Much of the present volume deals with the controversial conspiracies collectively (and misleadingly) known as the Rye House Plot. Whether these conspiracies actually existed has been disputed since the 1680's, and the problem of evaluating the evidence regarding them is complicated by the fact that both Whigs and Tories freely engaged in subornation, severely undermining the credibility of many accounts, not to mention the integrity of the judicial system. The book traces the complete history of the Rye House Plot, including the general uprising planned by Monmouth and his associates, the schemes to assassinate Charles and James, and the trials of a number of conspirators. The author concludes that, on balance, the evidence affirms the existence of conspiracies against the crown.
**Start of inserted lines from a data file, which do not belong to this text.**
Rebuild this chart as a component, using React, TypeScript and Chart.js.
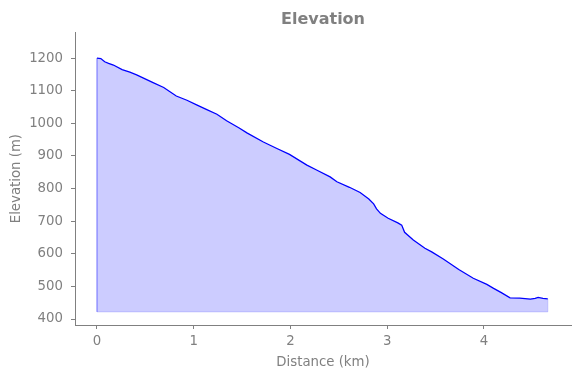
import React, { useEffect, useRef } from "react";
import { Chart, registerables } from "chart.js";

Chart.register(...registerables);

const distanceKm = [0, 0.04, 0.08, 0.12, 0.17, 0.26, 0.34, 0.41, 0.58, 0.69, 0.82, 0.93, 1.03, 1.13, 1.24, 1.34, 1.47, 1.55, 1.72, 1.86, 1.99, 2.17, 2.27, 2.41, 2.48, 2.61, 2.72, 2.81, 2.86, 2.89, 2.93, 3.01, 3.11, 3.15, 3.18, 3.27, 3.39, 3.46, 3.58, 3.74, 3.89, 4.03, 4.10, 4.18, 4.27, 4.37, 4.48, 4.53, 4.56, 4.61, 4.66];
const elevationM = [1200, 1199, 1189, 1184, 1179, 1165, 1157, 1149, 1125, 1110, 1084, 1071, 1057, 1043, 1028, 1008, 986, 971, 943, 923, 905, 872, 857, 836, 821, 804, 788, 768, 753, 738, 724, 709, 695, 688, 666, 642, 617, 606, 584, 552, 525, 506, 494, 481, 465, 464, 461, 463, 466, 463, 462];
const fillBase = 422;
const xTicks = [0, 1, 2, 3, 4];
const yTicks = [400, 500, 600, 700, 800, 900, 1000, 1100, 1200];

const GRAY = "#808080";
const FONT = "'DejaVu Sans', sans-serif";

export default function App() {
  const ref = useRef<HTMLCanvasElement | null>(null);
  useEffect(() => {
    document.body.style.margin = "0";
    const canvas = ref.current;
    if (!canvas) return;
    const pts = distanceKm.map((d, i) => ({ x: d, y: elevationM[i] }));
    const last = distanceKm.length - 1;
    const edge = [
      { x: distanceKm[0], y: elevationM[0] },
      { x: distanceKm[0], y: fillBase },
      { x: distanceKm[last], y: fillBase },
      { x: distanceKm[last], y: elevationM[last] },
    ];
    const chart = new Chart(canvas, {
      type: "scatter",
      data: {
        datasets: [
          {
            data: pts,
            showLine: true,
            borderColor: "#0000ff",
            borderWidth: 1.3,
            pointRadius: 0,
            fill: { value: fillBase },
            backgroundColor: "rgba(0,0,255,0.2)",
            order: 1,
          },
          {
            data: edge,
            showLine: true,
            borderColor: "rgba(0,0,255,0.2)",
            borderWidth: 1,
            pointRadius: 0,
            fill: false,
            order: 2,
          },
        ],
      },
      options: {
        animation: false,
        responsive: false,
        layout: { padding: { left: 0, right: 9, top: 0, bottom: 0 } },
        plugins: {
          legend: { display: false },
          tooltip: { enabled: false },
          title: {
            display: true,
            text: "Elevation",
            color: GRAY,
            fullSize: false,
            font: { family: FONT, size: 16, weight: "bold" },
            padding: { top: 10, bottom: 3 },
          },
        },
        scales: {
          x: {
            type: "linear",
            min: -0.227,
            max: 4.9,
            afterBuildTicks: (s: any) => {
              s.ticks = xTicks.map((v) => ({ value: v }));
            },
            afterFit: (s: any) => {
              s.height = 53;
            },
            grid: { display: true, drawOnChartArea: false, drawTicks: true, tickLength: 4, color: GRAY },
            border: { display: true, color: GRAY, width: 1 },
            ticks: { color: GRAY, font: { family: FONT, size: 13.3 }, padding: 5, maxRotation: 0, callback: (v: any) => String(v) },
            title: {
              display: true,
              text: "Distance (km)",
              color: GRAY,
              font: { family: FONT, size: 13.3 },
              padding: { top: 4, bottom: 7 },
            },
          },
          y: {
            type: "linear",
            min: 381.6,
            max: 1279.7,
            afterBuildTicks: (s: any) => {
              s.ticks = yTicks.map((v) => ({ value: v }));
            },
            afterFit: (s: any) => {
              s.width = 75;
            },
            grid: { display: true, drawOnChartArea: false, drawTicks: true, tickLength: 4, color: GRAY },
            border: { display: true, color: GRAY, width: 1 },
            ticks: { color: GRAY, font: { family: FONT, size: 13.3 }, padding: 8, callback: (v: any) => String(v) },
            title: {
              display: true,
              text: "Elevation (m)",
              color: GRAY,
              font: { family: FONT, size: 13.3 },
              padding: { top: 9, bottom: 4 },
            },
          },
        },
      },
    } as any);
    return () => chart.destroy();
  }, []);
  return (
    <div style={{ width: 580, height: 378 }}>
      <canvas ref={ref} width={580} height={378} />
    </div>
  );
}
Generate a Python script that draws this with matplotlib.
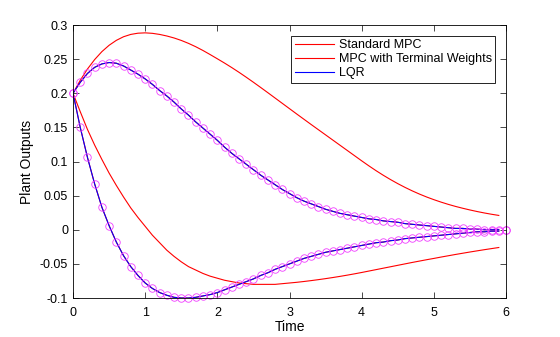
import numpy as np
import matplotlib
matplotlib.use('Agg')
import matplotlib.pyplot as plt

plt.rcParams['font.family'] = ['Liberation Sans', 'DejaVu Sans']

# time vectors
t_std = np.round(np.arange(0, 60) * 0.1, 1)    # 0 .. 5.9
t_mark = np.round(np.arange(0, 61) * 0.1, 1)   # 0 .. 6.0

# Standard MPC, two outputs (0 .. 5.9)
std_upper = [0.2000, 0.2190, 0.2355, 0.2494, 0.2610, 0.2703, 0.2775, 0.2828, 0.2862, 0.2880,
             0.2885, 0.2878, 0.2862, 0.2839, 0.2810, 0.2774, 0.2731, 0.2682, 0.2627, 0.2567,
             0.2505, 0.2442, 0.2376, 0.2307, 0.2235, 0.2161, 0.2085, 0.2008, 0.1930, 0.1852,
             0.1774, 0.1696, 0.1619, 0.1542, 0.1466, 0.1390, 0.1314, 0.1238, 0.1162, 0.1086,
             0.1010, 0.0936, 0.0865, 0.0798, 0.0735, 0.0676, 0.0621, 0.0570, 0.0523, 0.0480,
             0.0441, 0.0405, 0.0372, 0.0342, 0.0315, 0.0290, 0.0267, 0.0246, 0.0227, 0.0210]
std_lower = [0.200, 0.173, 0.147, 0.124, 0.103, 0.083, 0.065, 0.048, 0.032, 0.018,
             0.005, -0.008, -0.019, -0.030, -0.039, -0.047, -0.054, -0.059, -0.064, -0.068,
             -0.071, -0.074, -0.076, -0.078, -0.079, -0.080, -0.080, -0.080, -0.080, -0.079,
             -0.0780, -0.0770, -0.0758, -0.0745, -0.0731, -0.0716, -0.0700, -0.0683, -0.0665, -0.0646,
             -0.0626, -0.0605, -0.0584, -0.0563, -0.0542, -0.0521, -0.0500, -0.0479, -0.0459, -0.0439,
             -0.0420, -0.0400, -0.0381, -0.0362, -0.0344, -0.0326, -0.0309, -0.0292, -0.0276, -0.0260]

# LQR / MPC with terminal weights (they coincide), 0 .. 6.0
lqr_upper = [0.200, 0.216, 0.229, 0.238, 0.243, 0.245, 0.244, 0.240, 0.234, 0.228,
             0.221, 0.213, 0.204, 0.196, 0.187, 0.177, 0.168, 0.158, 0.149, 0.140,
             0.131, 0.121, 0.112, 0.104, 0.096, 0.088, 0.080, 0.073, 0.066, 0.059,
             0.053, 0.047, 0.042, 0.038, 0.034, 0.030, 0.027, 0.024, 0.022, 0.020,
             0.018, 0.016, 0.015, 0.013, 0.012, 0.011, 0.009, 0.008, 0.007, 0.006,
             0.005, 0.004, 0.003, 0.002, 0.002, 0.001, 0.001, 0.000, 0.000, 0.000, 0.000]
lqr_lower = [0.200, 0.150, 0.106, 0.067, 0.033, 0.006, -0.018, -0.038, -0.054, -0.067,
             -0.078, -0.086, -0.092, -0.096, -0.099, -0.100, -0.100, -0.099, -0.097, -0.095,
             -0.092, -0.088, -0.084, -0.080, -0.076, -0.072, -0.067, -0.063, -0.058, -0.054,
             -0.050, -0.046, -0.042, -0.039, -0.036, -0.033, -0.031, -0.029, -0.027, -0.025,
             -0.023, -0.021, -0.019, -0.018, -0.016, -0.015, -0.013, -0.012, -0.011, -0.010,
             -0.009, -0.008, -0.007, -0.006, -0.005, -0.004, -0.003, -0.003, -0.002, -0.002, -0.001]
tw_upper = lqr_upper
tw_lower = lqr_lower

fig = plt.figure(figsize=(5.6, 3.37), dpi=100)
ax = fig.add_axes([0.1304, 0.1157, 0.7732, 0.8101])

lw = 0.8
l1, = ax.plot(t_std, std_upper, color='red', lw=lw, label='Standard MPC')
ax.plot(t_std, std_lower, color='red', lw=lw)
l2, = ax.plot(t_mark[:-1], tw_upper[:-1], color='red', lw=lw, label='MPC with Terminal Weights')
ax.plot(t_mark[:-1], tw_lower[:-1], color='red', lw=lw)
l3, = ax.plot(t_mark[:-1], lqr_upper[:-1], color='blue', lw=lw, label='LQR')
ax.plot(t_mark[:-1], lqr_lower[:-1], color='blue', lw=lw)
for yy in (tw_upper, tw_lower):
    ax.plot(t_mark, yy, 'o', mfc='none', mec='#f040ff', ms=5.4, mew=0.6, clip_on=False)

ax.set_xlim(0, 6)
ax.set_ylim(-0.1, 0.3)
ax.set_xticks(range(0, 7))
yt = [-0.1, -0.05, 0, 0.05, 0.1, 0.15, 0.2, 0.25, 0.3]
ax.set_yticks(yt)
ax.set_yticklabels(['-0.1', '-0.05', '0', '0.05', '0.1', '0.15', '0.2', '0.25', '0.3'])
ax.tick_params(direction='in', top=True, right=True, labelsize=9, length=4, width=0.5)
ax.tick_params(axis='x', pad=6.5)
for s in ax.spines.values():
    s.set_linewidth(0.6)
ax.set_xlabel('Time', fontsize=10, labelpad=1)
ax.set_ylabel('Plant Outputs', fontsize=10, labelpad=4)

leg = ax.legend(handles=[l1, l2, l3], loc='upper right', fontsize=9, fancybox=False,
                framealpha=1, edgecolor='black', handlelength=3.1, handletextpad=0.4,
                labelspacing=0.15, borderaxespad=0.85, borderpad=0.3)
leg.get_frame().set_linewidth(0.6)

fig.savefig('out.png', dpi=100)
The author describes and analyzes several other instances of radical activity: the assassination of the Archbishop of St. Andrews, the Bothwell Bridge rebellion, the Argyll and Monmouth rebellions, and the involvement of the radicals in the events leading up to the revolution of 1688-89. Historiographically, the book is part of a major reassessment of the late Stuart period which accords greater attention to the significance and contribution of British radicals. It is now clear that radical activity continued throughout the British Isles during the reigns of Charles II and James II, and even beyond, and that Restoration Nonconformists were not uniformly quiescent and passive.
The first volume in the trilogy, Deliver Us from Evil: The Radical Underground in Britain, 1660-1663, was published in 1986 by Oxford University Press. The second volume, Enemies Under His Feet: Radicals and Nonconformists in Britain, 1664-1677, was published in 1990 by Stanford University Press.
Richard L. Greaves is Robert O Lawton Distinguished Professor of History and Courtesy Professor of Religion at Florida State University. He is the author of editor of more than a dozen books.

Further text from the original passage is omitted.